The V1.3 cells in differential mode are waiting for a nice isothermal box to shield it from Ambient temperature differences that may have been creating falsely positive data. The new boxes are fabricated and the controls and instrumentation are being put in place. Then we will test them and see how well they hold a constant temperature inside.
The Helmholtz coils will be incorporated around the V 1.3 cells once the cells are in these boxes. That's the only way to know that we are seeing meaningful temperature differences.
The Multiwire test is at the top of the calibrated range on input power and running at very near the top of the intended temperature in the cell. And it is just starting, at that temeprature (450+ C) to show a possibly meaningful excess power reading that seems to be increasing exponentially with the temperature. We tried putting a water jacket around the outer shell to help cool it and allow it to run at higher temperatures, but our water bath was room temp and didn't enhance the cooling at all. Cooling the water down to 15C does not seem to helping either. We possibly need to get the wire up over 500, which in the glass cells with direct heating can happen easily.

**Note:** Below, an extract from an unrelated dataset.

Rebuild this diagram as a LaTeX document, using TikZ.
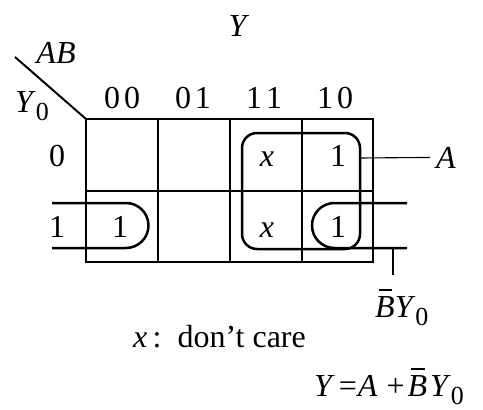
\documentclass[tikz,border=0pt]{standalone}
\usepackage{fontspec}
\setmainfont{Liberation Serif}
\newcommand\zsub{\raisebox{-0.25em}{\fontsize{26}{26}\selectfont 0}}
\newcommand\Bbar{\rlap{\hspace{0.12em}\rule[0.82em]{0.42em}{1.4pt}}\textit{B}}
\begin{document}
\begin{tikzpicture}[x=1pt,y=-1pt,
  font=\fontsize{32}{38}\selectfont,
  gridline/.style={line width=2.4pt},
  loopline/.style={line width=2.5pt},
  thinline/.style={line width=1.1pt},
  txt/.style={inner sep=0pt, anchor=base}]
\useasboundingbox (0,0) rectangle (483,410);
\fill[white] (0,0) rectangle (483,410);
% grid
\draw[gridline] (86,119) rectangle (373,262);
\draw[gridline] (86,191) -- (373,191);
\foreach \x in {158,230,302} \draw[gridline] (\x,119) -- (\x,262);
\draw[line width=2pt] (15,57) -- (86,119);
% headings
\node[txt] (Yt) at (239,36) {\textit{Y}};
\node[txt] (AB) at (56,63) {\textit{AB}};
\node[txt, anchor=base west] (Y0) at (15,112) {\textit{Y}\zsub};
\node[txt] (h1) at (122,108) {0\kern4pt0};
\node[txt] (h2) at (193,108) {0\kern4pt1};
\node[txt] (h3) at (264,108) {1\kern4pt1};
\node[txt] (h4) at (335,108) {1\kern4pt0};
\node[txt] (r0) at (57,166) {0};
\node[txt] (r1) at (57,237) {1};
% cells
\node[txt] (c10) at (120,237) {1};
\node[txt] (c03) at (267,166) {\textit{x}};
\node[txt] (c04) at (338,166) {1};
\node[txt] (c13) at (267,237) {\textit{x}};
\node[txt] (c14) at (338,237) {1};
% loop A
\draw[loopline, rounded corners=15pt] (242,133) rectangle (360,249);
% loops BbarY0
\draw[loopline] (52,203) -- (126,203) arc[start angle=-90, end angle=90, radius=22.5] -- (52,248);
\draw[loopline] (407,203) -- (334.5,203) arc[start angle=-90, end angle=-270, radius=22.5] -- (407,248);
% labels
\node[txt, anchor=base west] (A) at (436,168) {\textit{A}};
\coordinate (loopAE) at (360,158);
\draw[thinline] (loopAE) -- ([xshift=-6pt]A.west);
\node[txt, anchor=base west] (BY) at (375,317) {\Bbar\textit{Y}\zsub};
\coordinate (tickT) at (393,248);
\coordinate (tickB) at (393,275);
\draw[thinline] (tickT) -- (tickB);
\node[txt, anchor=base west] (dc) at (133,347) {\textit{x}\,:\enspace don’t care};
\node[txt, anchor=base west] (eq) at (314,396) {\textit{Y}\kern4pt=\kern1pt\textit{A}\kern9pt+\kern3pt\Bbar\kern3pt\textit{Y}\zsub};
\end{tikzpicture}
\end{document}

Meanwhile, Paul and Wes have been tuning up the three slightly different versions of the vacuum bottle calorimeters. The third version totally enclosed in a 2 inch thick foam jacket is definitely the most stable.
The job largely consists of tuning PID controls and testing the thermal response to minimize the control noise under different conditions. Sometimes it isn't terribly straightforward.
On Thursday, a group of us went to visit St Cloud State University, which is the closest major university to us. There is a theoretical physicist we chatted with and wonderful, integrated science and engineering facility that we toured. They have the closest SEM to our location and it has a working EDS. Hopefully we will be able to take advantage of it, now that we know it is there.
And, finally, a new experiment to rule out the Langmuir effect as a possible explanation for the higher temperature on the glass has caught out attention. We will post more on that soon.
Comments
Thanks again for the contribution
It is not really controlled. It is just limited by the vacuum specifications. It is around 0.6-0.8 mbar currently.
eprints.lib.hokudai.ac.jp/dspace/bitstream/2115/24735/1/9%281%29_P42-54.pdf
A key experiment (described at pg. 50) demonstrated that trace amounts of water vapor will stop the catalysis, and removing the contamination by vacuum will quickly restore it. This has consequences for the cell calibration protocol.
@MFMP, how is the vacuum controlled in this experiment?